■ **Exercise description**
Repeat exactly the lines running from the first line of the data to the line containing "(0,0) rectangle (2048,1540);", both ends included, and nothing else; drop the pictures.

■ **Given material**
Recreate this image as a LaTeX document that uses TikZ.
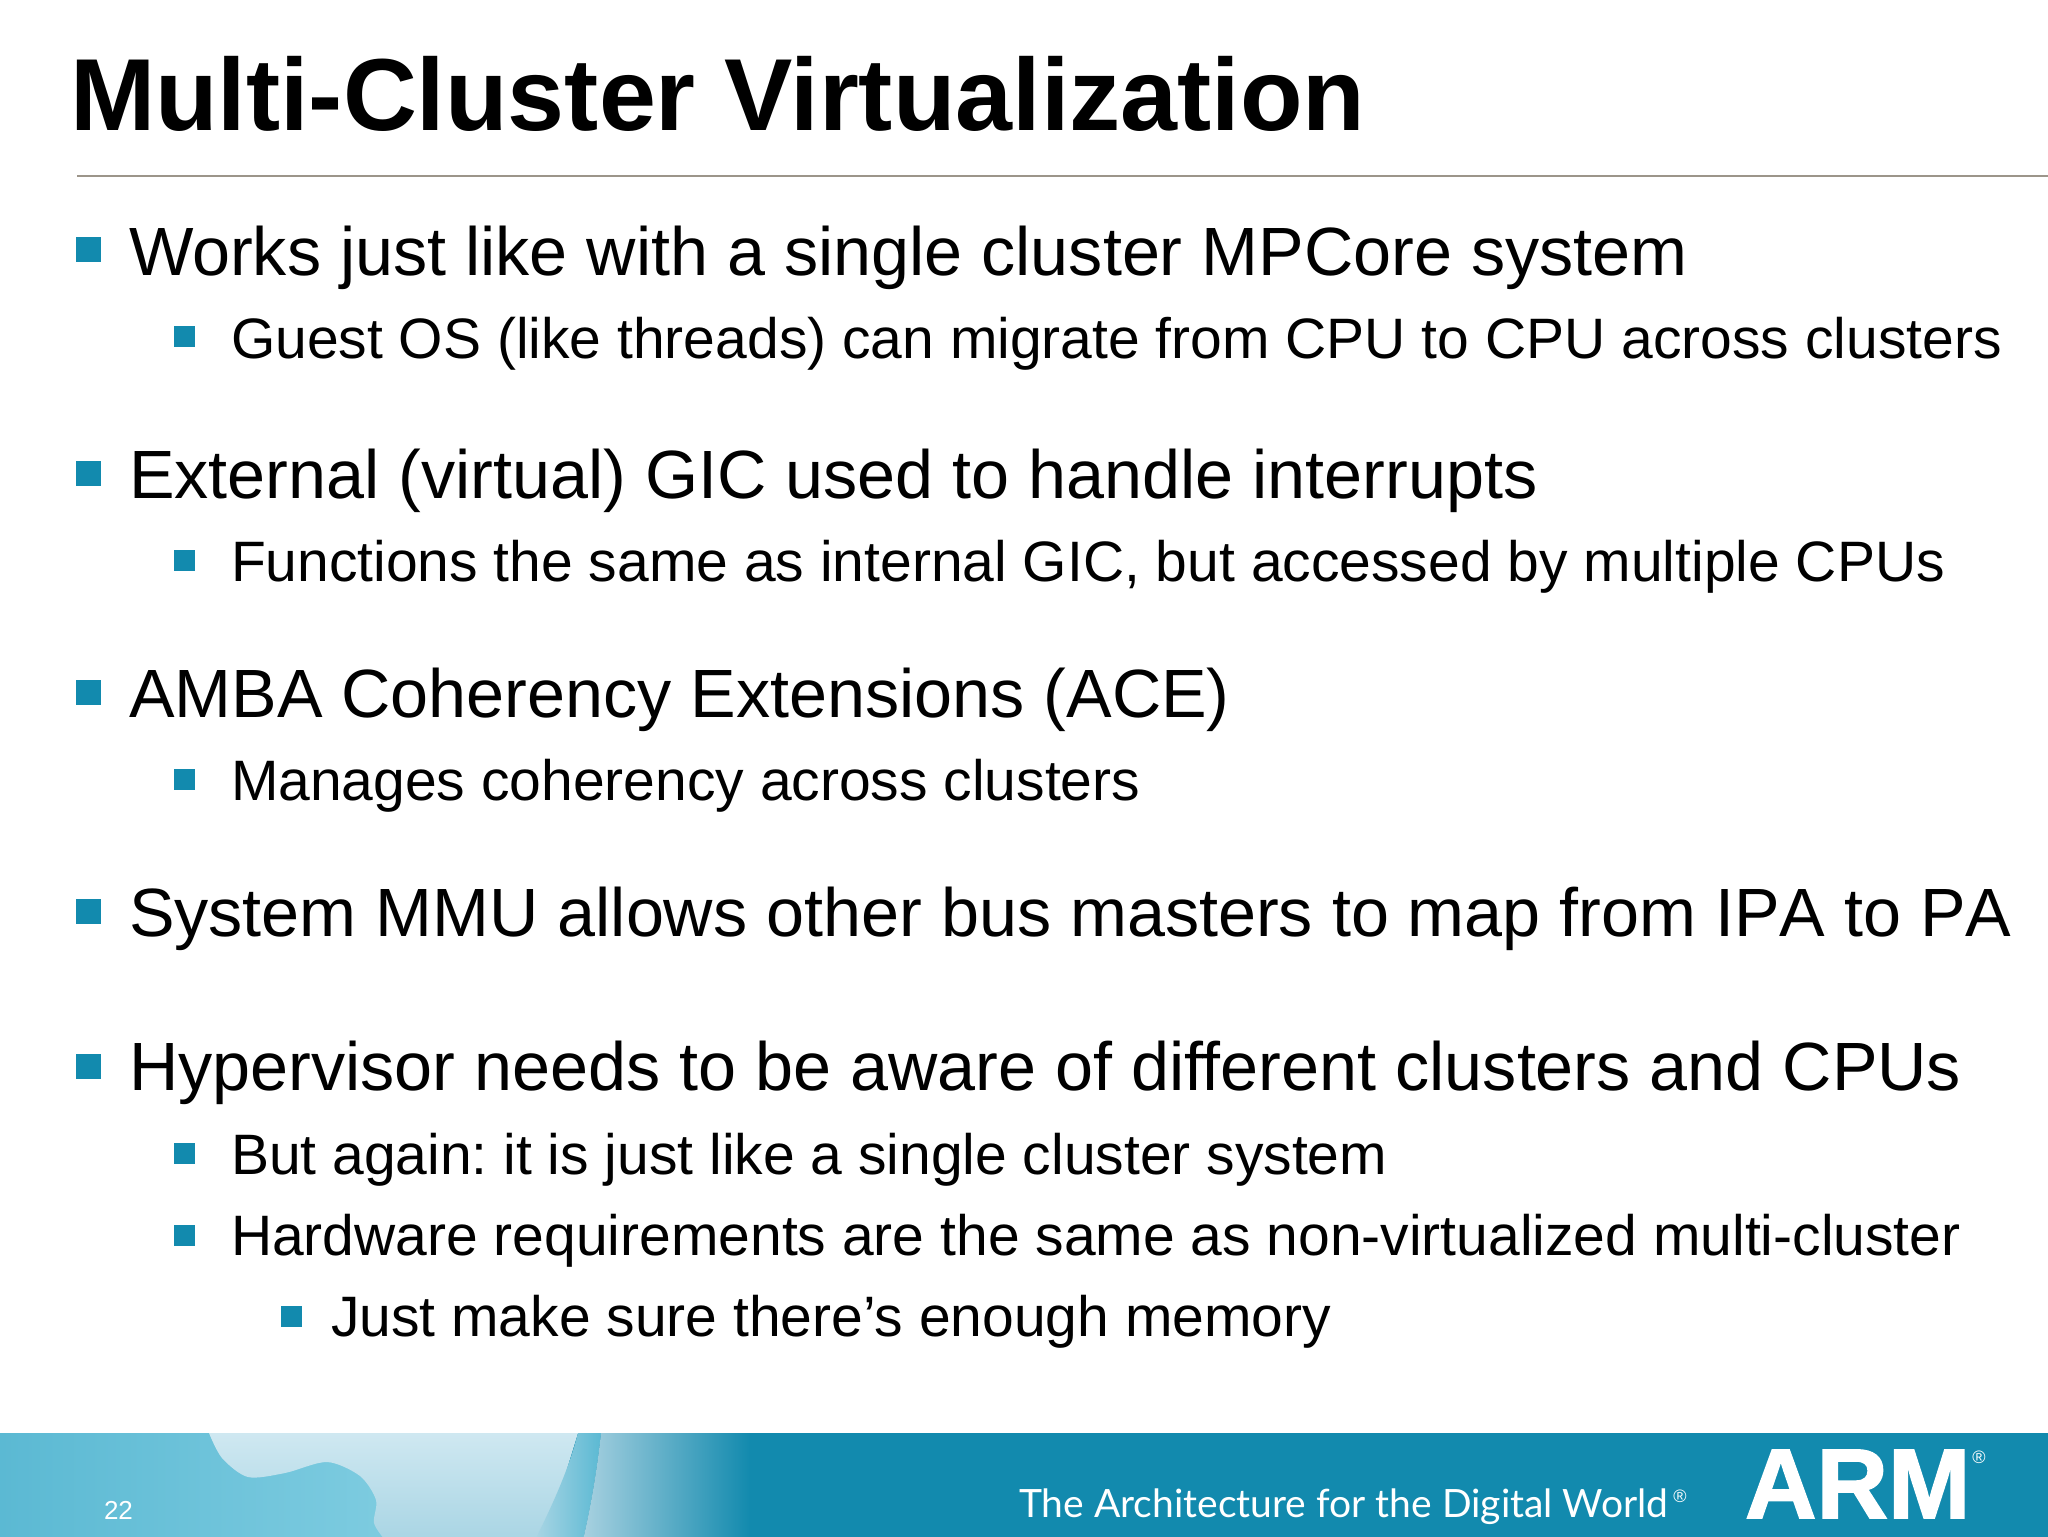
\documentclass[tikz,border=0pt]{standalone}
\usepackage{fontspec}
\setmainfont{Liberation Sans}
\newfontfamily\tagfont{Lato}
\newfontfamily\logofont[FakeBold=1.6]{Liberation Sans Bold}
\definecolor{armteal}{HTML}{128AAE}
\definecolor{rulegrey}{HTML}{9C958A}
\definecolor{seaedge}{HTML}{5BB9D3}
\definecolor{seamid}{HTML}{80CDE1}
\definecolor{landtop}{HTML}{CFE8F1}
\definecolor{landlow}{HTML}{A9D5E4}
\definecolor{limb}{HTML}{A8D1E0}

\begin{document}
\frenchspacing
\begin{tikzpicture}[x=0.5pt, y=-0.5pt]
        \tikzstyle{every node}=[inner sep=0pt, outer sep=0pt]
        \tikzstyle{title}=[anchor=base west, font=\fontsize{51.2}{60}\selectfont\bfseries]
        \tikzstyle{level one}=[anchor=base west, font=\fontsize{34.15}{42}\selectfont]
        \tikzstyle{level two}=[anchor=base west, font=\fontsize{28.5}{33}\selectfont]
        \tikzstyle{bullet one}=[fill=armteal, minimum size=12.5pt]
        \tikzstyle{bullet two}=[fill=armteal, minimum size=10.5pt]
        \useasboundingbox (0,0) rectangle (2048,1536);
        \fill[white] (0,0) rectangle (2048,1540);

        % footer band
        \fill[armteal] (0,1433) rectangle (2048,1540);
        \shade[left color=seaedge, right color=seamid] (0,1433) rectangle (420,1540);
        \shade[top color=landtop, bottom color=landlow] plot[smooth] coordinates {(209,1433) (222,1458) (248,1477) (285,1473) (327,1462) (360,1476) (376,1500) (374,1523) (385,1540)} -- (545,1540) -- (578,1433) -- cycle;
        \shade[left color=landlow, right color=seaedge] (601,1433) .. controls (597,1470) and (591,1505) .. (583,1540) -- (535,1540) .. controls (555,1500) and (570,1465) .. (578,1433) -- cycle;
        \shade[left color=limb, right color=armteal] (601,1433) .. controls (597,1470) and (591,1505) .. (583,1540) -- (750,1540) -- (750,1433) -- cycle;

        % slide text
        \node[title] (heading) at (70,131) {Multi-Cluster Virtualization};
        \draw[rulegrey, line width=1.4pt] (77,176) -- (2048,176);

        \node[bullet one] (mark1) at (88.5,249.5) {};
        \node[level one] (works) at (129,275) {Works just like with a single cluster MPCore system};
        \node[bullet two] (mark2) at (184.5,336.5) {};
        \node[level two] (guest) at (231,358) {Guest OS (like threads) can migrate from CPU to CPU across clusters};

        \node[bullet one] (mark3) at (88.5,473) {};
        \node[level one] (external) at (129,498) {External (virtual) GIC used to handle interrupts};
        \node[bullet two] (mark4) at (184.5,560) {};
        \node[level two] (functions) at (231,581) {Functions the same as internal GIC, but accessed by multiple CPUs};

        \node[bullet one] (mark5) at (88.5,692) {};
        \node[level one] (amba) at (129,717) {AMBA Coherency Extensions (ACE)};
        \node[bullet two] (mark6) at (184.5,779) {};
        \node[level two] (manages) at (231,800) {Manages coherency across clusters};

        \node[bullet one] (mark7) at (88.5,911.5) {};
        \node[level one] (system) at (129,936) {\addfontfeature{Kerning=Off}System MMU allows other bus masters to map from IPA to PA};

        \node[bullet one] (mark8) at (88.5,1066) {};
        \node[level one] (hypervisor) at (129,1090) {Hypervisor needs to be aware of different clusters and CPUs};
        \node[bullet two] (mark9) at (184.5,1153) {};
        \node[level two] (again) at (231,1174) {But again: it is just like a single cluster system};
        \node[bullet two] (mark10) at (184.5,1235) {};
        \node[level two] (hardware) at (231,1255) {Hardware requirements are the same as non-virtualized multi-cluster};
        \node[bullet two] (mark11) at (291,1316) {};
        \node[level two] (memory) at (331,1336) {Just make sure there’s enough memory};

        % footer text
        \node[anchor=base west, white, font=\fontsize{13}{15}\selectfont] (page) at (104,1519) {22};
        \node[anchor=base west, white, font=\fontsize{19.5}{23}\selectfont\tagfont] (tagline) at (1019,1517) {The Architecture for the Digital World};
        \node[anchor=center, white, font=\fontsize{9}{9}\selectfont] (tagmark) at (1680,1496) {®};
        \node[anchor=base west, white, font=\fontsize{49.5}{56}\selectfont\logofont] (logo) at (1745,1518) {ARM};
        \node[anchor=center, white, font=\fontsize{9}{9}\selectfont] (regmark) at (1979,1457) {®};
\end{tikzpicture}
\end{document}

■ **Solution**
Recreate this image as a LaTeX document that uses TikZ.
\documentclass[tikz,border=0pt]{standalone}
\usepackage{fontspec}
\setmainfont{Liberation Sans}
\newfontfamily\tagfont{Lato}
\newfontfamily\logofont[FakeBold=1.6]{Liberation Sans Bold}
\definecolor{armteal}{HTML}{128AAE}
\definecolor{rulegrey}{HTML}{9C958A}
\definecolor{seaedge}{HTML}{5BB9D3}
\definecolor{seamid}{HTML}{80CDE1}
\definecolor{landtop}{HTML}{CFE8F1}
\definecolor{landlow}{HTML}{A9D5E4}
\definecolor{limb}{HTML}{A8D1E0}

\begin{document}
\frenchspacing
\begin{tikzpicture}[x=0.5pt, y=-0.5pt]
        \tikzstyle{every node}=[inner sep=0pt, outer sep=0pt]
        \tikzstyle{title}=[anchor=base west, font=\fontsize{51.2}{60}\selectfont\bfseries]
        \tikzstyle{level one}=[anchor=base west, font=\fontsize{34.15}{42}\selectfont]
        \tikzstyle{level two}=[anchor=base west, font=\fontsize{28.5}{33}\selectfont]
        \tikzstyle{bullet one}=[fill=armteal, minimum size=12.5pt]
        \tikzstyle{bullet two}=[fill=armteal, minimum size=10.5pt]
        \useasboundingbox (0,0) rectangle (2048,1536);
        \fill[white] (0,0) rectangle (2048,1540);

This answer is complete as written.